Work to do: Up to and including the line with "const yTicks = [0, 0.2, 0.4, 0.6, 0.8, 1, 1.2];", write out the listing from its first line, minus the pictures.

==== Record set

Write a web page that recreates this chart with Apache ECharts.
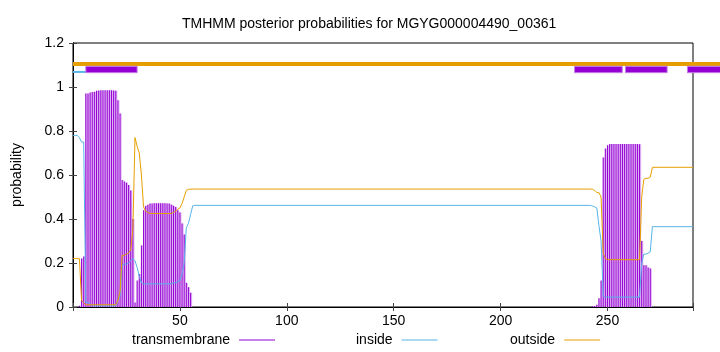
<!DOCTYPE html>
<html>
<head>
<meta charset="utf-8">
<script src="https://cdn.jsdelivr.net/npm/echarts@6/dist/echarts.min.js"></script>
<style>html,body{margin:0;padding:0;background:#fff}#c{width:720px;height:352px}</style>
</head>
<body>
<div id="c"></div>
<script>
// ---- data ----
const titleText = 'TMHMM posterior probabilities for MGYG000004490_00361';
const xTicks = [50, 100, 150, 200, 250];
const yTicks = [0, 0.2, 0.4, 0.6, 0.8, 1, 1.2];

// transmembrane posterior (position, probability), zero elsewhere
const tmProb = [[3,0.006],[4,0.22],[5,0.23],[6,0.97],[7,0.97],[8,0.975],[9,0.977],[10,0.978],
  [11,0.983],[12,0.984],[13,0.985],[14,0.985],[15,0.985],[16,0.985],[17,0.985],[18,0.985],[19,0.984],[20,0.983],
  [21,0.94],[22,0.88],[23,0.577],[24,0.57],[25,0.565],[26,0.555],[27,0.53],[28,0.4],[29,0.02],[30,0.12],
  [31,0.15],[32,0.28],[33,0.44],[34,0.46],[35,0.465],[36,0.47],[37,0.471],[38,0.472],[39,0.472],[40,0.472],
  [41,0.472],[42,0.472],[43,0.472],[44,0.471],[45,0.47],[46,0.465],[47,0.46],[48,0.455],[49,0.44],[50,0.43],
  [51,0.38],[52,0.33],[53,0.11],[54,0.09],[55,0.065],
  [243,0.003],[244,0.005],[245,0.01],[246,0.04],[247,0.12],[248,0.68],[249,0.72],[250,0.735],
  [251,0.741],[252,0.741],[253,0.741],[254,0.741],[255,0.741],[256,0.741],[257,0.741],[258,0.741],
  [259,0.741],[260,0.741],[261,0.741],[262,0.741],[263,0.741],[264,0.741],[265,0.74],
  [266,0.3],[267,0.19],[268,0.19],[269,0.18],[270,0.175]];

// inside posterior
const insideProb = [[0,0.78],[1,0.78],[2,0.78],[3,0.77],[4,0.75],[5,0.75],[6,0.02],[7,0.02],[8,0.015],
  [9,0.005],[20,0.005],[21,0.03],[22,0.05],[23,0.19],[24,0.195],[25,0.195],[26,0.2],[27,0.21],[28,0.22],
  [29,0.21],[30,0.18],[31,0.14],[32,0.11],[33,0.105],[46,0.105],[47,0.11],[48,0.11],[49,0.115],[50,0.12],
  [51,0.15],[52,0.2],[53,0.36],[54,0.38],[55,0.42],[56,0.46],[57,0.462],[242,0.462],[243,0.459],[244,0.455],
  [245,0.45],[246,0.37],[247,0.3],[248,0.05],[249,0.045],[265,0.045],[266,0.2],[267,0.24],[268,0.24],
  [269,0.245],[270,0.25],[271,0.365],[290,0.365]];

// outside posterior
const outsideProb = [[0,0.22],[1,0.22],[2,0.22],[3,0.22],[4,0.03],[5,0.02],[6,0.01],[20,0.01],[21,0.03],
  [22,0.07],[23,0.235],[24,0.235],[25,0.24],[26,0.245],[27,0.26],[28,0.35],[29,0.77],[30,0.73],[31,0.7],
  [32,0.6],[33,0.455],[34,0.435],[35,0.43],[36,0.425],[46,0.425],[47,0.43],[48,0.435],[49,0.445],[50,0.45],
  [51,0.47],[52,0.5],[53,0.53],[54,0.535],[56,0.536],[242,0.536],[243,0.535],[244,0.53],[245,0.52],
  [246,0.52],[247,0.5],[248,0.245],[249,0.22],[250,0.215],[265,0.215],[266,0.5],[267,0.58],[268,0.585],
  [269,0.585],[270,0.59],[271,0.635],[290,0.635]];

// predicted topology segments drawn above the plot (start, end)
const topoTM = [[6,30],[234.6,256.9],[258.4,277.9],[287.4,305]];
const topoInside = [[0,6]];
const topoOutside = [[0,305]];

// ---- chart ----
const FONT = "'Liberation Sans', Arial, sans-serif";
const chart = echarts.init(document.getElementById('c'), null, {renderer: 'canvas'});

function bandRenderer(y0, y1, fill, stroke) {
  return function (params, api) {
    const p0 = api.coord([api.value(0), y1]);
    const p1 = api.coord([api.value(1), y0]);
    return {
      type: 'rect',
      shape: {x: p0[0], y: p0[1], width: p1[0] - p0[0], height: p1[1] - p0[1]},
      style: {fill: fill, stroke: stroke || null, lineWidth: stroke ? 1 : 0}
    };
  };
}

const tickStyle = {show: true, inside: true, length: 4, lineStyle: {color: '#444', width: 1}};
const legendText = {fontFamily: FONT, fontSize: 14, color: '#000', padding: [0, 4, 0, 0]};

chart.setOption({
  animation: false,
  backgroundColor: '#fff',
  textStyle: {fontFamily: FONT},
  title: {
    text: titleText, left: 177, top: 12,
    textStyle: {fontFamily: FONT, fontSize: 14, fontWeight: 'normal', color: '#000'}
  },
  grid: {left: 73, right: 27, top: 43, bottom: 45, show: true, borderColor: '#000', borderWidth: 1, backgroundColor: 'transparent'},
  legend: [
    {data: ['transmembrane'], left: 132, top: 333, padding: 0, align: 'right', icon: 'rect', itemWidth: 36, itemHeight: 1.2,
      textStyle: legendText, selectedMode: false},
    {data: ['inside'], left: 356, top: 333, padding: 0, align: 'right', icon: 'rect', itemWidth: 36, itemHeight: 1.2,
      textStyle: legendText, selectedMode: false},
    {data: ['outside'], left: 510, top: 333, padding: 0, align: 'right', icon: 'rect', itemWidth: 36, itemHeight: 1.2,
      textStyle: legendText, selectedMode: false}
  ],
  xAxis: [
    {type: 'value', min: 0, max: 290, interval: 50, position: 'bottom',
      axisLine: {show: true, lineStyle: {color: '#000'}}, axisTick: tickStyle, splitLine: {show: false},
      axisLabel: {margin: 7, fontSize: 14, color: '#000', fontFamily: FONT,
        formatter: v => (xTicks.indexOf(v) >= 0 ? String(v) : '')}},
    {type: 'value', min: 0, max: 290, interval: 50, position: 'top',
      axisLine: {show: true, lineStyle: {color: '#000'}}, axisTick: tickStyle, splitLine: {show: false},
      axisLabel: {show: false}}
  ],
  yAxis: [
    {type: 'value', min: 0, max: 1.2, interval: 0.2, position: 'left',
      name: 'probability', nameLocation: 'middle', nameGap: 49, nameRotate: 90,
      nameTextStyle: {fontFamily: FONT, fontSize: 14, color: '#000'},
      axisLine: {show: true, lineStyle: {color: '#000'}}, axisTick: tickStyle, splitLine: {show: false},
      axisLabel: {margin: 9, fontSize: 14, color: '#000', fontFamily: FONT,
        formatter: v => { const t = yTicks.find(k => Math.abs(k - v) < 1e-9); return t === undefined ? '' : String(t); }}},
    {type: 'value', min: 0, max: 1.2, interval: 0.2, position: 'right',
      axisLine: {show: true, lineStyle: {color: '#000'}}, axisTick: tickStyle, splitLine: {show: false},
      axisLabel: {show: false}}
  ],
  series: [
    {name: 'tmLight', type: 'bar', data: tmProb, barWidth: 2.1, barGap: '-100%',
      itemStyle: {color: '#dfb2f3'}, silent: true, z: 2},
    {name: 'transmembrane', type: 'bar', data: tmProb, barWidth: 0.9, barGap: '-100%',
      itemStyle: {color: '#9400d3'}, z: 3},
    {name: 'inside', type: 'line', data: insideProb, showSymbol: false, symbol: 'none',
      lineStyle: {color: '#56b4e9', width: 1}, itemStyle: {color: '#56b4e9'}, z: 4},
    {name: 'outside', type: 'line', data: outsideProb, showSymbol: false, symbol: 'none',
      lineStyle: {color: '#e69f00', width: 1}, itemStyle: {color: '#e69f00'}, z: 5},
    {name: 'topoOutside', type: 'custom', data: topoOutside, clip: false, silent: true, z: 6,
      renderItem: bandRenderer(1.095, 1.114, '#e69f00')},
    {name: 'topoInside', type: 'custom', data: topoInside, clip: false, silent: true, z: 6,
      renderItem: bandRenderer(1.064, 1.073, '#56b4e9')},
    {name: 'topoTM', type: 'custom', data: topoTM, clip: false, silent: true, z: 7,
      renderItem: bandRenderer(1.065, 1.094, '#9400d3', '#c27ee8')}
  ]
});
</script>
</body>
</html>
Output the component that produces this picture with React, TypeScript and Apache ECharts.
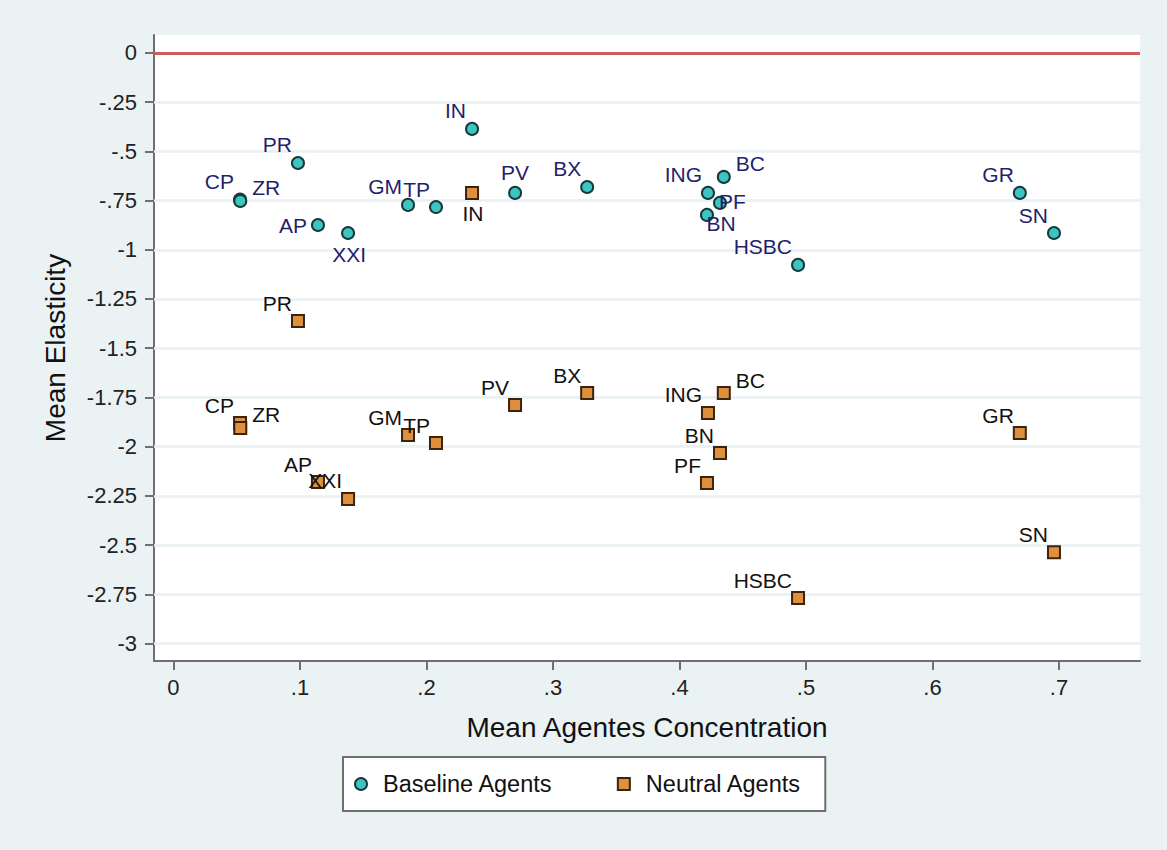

========

Solved exercise:
Write a web page that recreates this chart with Apache ECharts.
<!DOCTYPE html>
<html>
<head>
<meta charset="utf-8">
<script src="https://cdn.jsdelivr.net/npm/echarts@6/dist/echarts.min.js"></script>
<style>html,body{margin:0;padding:0;background:#fff}#c{width:720px;height:352px}</style>
</head>
<body>
<div id="c"></div>
<script>
// ---- data ----
const titleText = 'TMHMM posterior probabilities for MGYG000004490_00361';
const xTicks = [50, 100, 150, 200, 250];
const yTicks = [0, 0.2, 0.4, 0.6, 0.8, 1, 1.2];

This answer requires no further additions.